**Material to process:**
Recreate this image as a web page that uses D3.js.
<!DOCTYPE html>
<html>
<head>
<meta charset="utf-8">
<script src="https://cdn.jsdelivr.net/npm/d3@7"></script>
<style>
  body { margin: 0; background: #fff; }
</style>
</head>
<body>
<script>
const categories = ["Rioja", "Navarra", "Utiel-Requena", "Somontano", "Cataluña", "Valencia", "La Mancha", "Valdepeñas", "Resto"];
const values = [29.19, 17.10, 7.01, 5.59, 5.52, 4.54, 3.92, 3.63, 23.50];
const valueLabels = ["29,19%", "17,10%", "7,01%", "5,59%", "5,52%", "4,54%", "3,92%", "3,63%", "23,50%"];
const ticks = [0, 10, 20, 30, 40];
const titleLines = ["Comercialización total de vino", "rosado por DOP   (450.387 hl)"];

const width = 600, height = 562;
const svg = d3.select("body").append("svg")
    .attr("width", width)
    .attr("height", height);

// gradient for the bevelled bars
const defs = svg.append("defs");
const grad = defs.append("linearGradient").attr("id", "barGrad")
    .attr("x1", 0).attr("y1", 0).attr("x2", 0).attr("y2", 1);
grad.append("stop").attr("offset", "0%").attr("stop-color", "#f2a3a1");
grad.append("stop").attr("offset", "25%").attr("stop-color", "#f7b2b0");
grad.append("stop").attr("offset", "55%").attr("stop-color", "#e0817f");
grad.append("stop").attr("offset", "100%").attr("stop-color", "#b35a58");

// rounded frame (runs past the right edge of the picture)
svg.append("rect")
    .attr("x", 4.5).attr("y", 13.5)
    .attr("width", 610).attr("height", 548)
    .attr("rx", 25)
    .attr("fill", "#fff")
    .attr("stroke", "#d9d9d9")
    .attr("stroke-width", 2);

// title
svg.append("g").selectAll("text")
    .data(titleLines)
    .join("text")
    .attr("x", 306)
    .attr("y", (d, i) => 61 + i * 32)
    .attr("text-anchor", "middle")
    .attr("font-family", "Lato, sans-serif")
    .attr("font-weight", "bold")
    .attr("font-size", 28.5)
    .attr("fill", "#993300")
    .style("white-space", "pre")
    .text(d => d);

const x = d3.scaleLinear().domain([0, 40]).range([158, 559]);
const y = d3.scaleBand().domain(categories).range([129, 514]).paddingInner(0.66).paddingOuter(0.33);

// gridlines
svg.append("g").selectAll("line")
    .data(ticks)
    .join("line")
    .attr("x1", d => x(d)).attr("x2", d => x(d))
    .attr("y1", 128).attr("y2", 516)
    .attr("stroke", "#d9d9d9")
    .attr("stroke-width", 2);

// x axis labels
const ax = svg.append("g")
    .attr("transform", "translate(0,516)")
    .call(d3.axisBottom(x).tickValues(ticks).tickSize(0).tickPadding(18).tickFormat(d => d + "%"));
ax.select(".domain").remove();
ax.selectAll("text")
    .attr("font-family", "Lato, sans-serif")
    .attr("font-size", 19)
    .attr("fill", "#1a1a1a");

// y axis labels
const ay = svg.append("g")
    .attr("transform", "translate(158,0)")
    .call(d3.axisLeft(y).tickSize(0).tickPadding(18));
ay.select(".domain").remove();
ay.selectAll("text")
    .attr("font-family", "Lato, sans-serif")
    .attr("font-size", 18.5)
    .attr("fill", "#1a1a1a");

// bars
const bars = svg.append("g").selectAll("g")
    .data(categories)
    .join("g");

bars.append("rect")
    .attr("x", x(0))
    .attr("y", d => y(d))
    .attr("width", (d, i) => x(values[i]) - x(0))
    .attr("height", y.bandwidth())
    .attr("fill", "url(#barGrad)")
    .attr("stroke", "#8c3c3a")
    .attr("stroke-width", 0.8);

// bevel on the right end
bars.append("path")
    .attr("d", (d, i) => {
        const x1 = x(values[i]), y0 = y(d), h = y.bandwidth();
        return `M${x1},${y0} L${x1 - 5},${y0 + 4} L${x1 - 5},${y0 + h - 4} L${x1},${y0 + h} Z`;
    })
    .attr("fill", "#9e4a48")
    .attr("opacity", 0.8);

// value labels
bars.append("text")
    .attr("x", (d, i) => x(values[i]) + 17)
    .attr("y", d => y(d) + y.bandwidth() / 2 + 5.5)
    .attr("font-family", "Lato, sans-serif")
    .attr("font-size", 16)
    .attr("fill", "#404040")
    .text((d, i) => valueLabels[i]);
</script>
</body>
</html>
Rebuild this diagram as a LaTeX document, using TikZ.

**Given exercise:** Return every line from the records above that holds the word "this".

**Written response:**
Recreate this image as a web page that uses D3.js.
Rebuild this diagram as a LaTeX document, using TikZ.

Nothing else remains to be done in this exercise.